Sei que não é por falta de tentativa de apoio da Faperj [fundação
estadual de amparo à pesquisa do Rio]. O Jerson Lima Silva [diretor
científico do órgão] é um cara extraordinário, empenhado,
bem-intencionado. Mas ele depende de recursos que vêm do Estado, e se o
Estado já não libera nada, não há o que se fazer –estamos esperando
recursos prometidos no final de 2014 ainda.
O que termina de piorar a situação, sobretudo no caso do CNPq [principal
órgão federal de apoio à pesquisa], é a prática nociva, ainda que
bem-intencionada, de pulverizar recursos, financiando o maior número
possível de projetos com algum dinheiro que seja. Mesmo os mais bem
avaliados vão receber um terço do máximo que pediram, e note que o teto
dos pedidos já era de apenas R$ 120 mil para três anos.

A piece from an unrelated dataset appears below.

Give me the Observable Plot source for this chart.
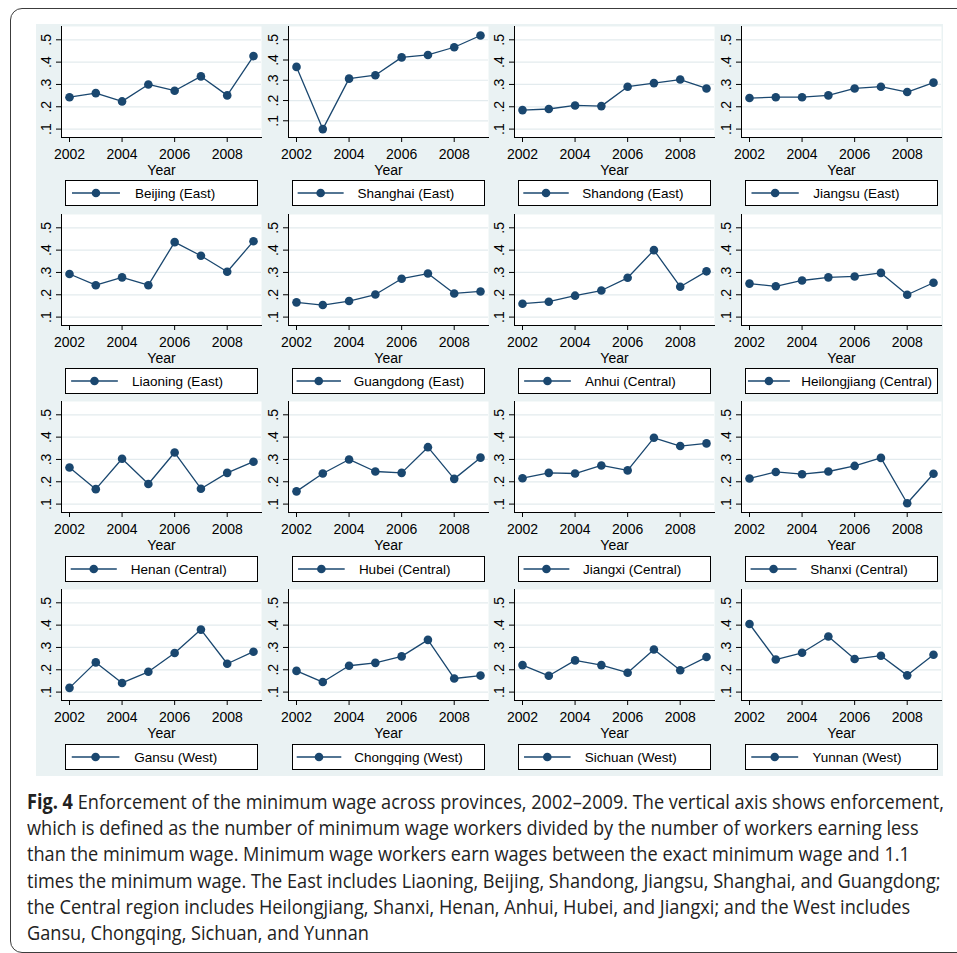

Esse teto muito baixo limita que tipo de perguntas científicas você pode
fazer, ficamos limitados pela pulverização. Falta coragem de desagradar
a algumas pessoas que talvez estejam há décadas fazendo coisas que não
têm ambição e de ter um foco em projetos realmente excelentes, que
precisam de condições reais para fazer seu trabalho. O jeito de se fazer
ciência no Brasil precisa ser completamente repensado e repaginado.